Two chapters, “The Authorities” and “Them,” represent Argueta’s attempt to depict the ideology of a young peasant man who is successfully indoctrinated by the U.S. to terrorize, torture, and kill peasant families from his own village. The U.S. can trainers pound anticommunism, machismo, racism, and fundamentalist Protestantism into the heads of the trainees.
Education is used to identify peasant candidates for the National Guard. The Guardsman has made it through 6th grade, and so is recruited to be a fascist killer—another example of how capitalist education serves only the interests of the rich by indoctrinating the working class with sexist, racist and imperialist ideas to keep us divided.
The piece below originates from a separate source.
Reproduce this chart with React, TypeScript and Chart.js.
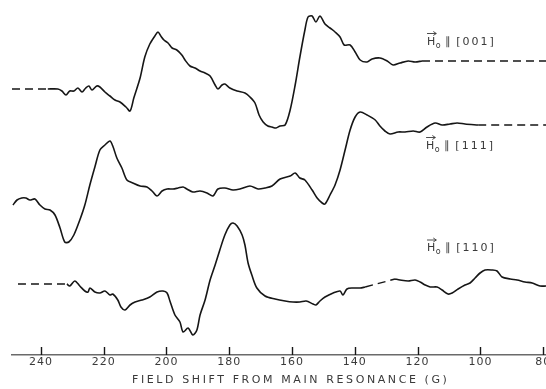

Exploitation of the poor by the rich is the central theme. Lupe Guardado, the main narrator, comes to understand that the peasants are poor BECAUSE the landowners are rich. She is instructed by Chepe, her husband, Justino, her son, and Helio, her son-in-law, all of whom are tortured and murdered by the U.S.-trained National Guardsmen.
Before he is tortured and murdered by the U.S.-trained National Guardsmen, Chepe tells Lupe that God is conscience, and conscience is the poor. In short, “God is the poor.” The struggle of life is not to gain paradise after death, but to win a paradise on earth.
The “paradise” we need to struggle for is an egalitarian communist world where the capitalist ideas of sexism and racism are rejected and workers share the fruits of their own labor.
Through this novel, readers are introduced to the essential evil of the capitalist system, and the realities of U.S. brutality, mass murder, and exploitation in Latin America.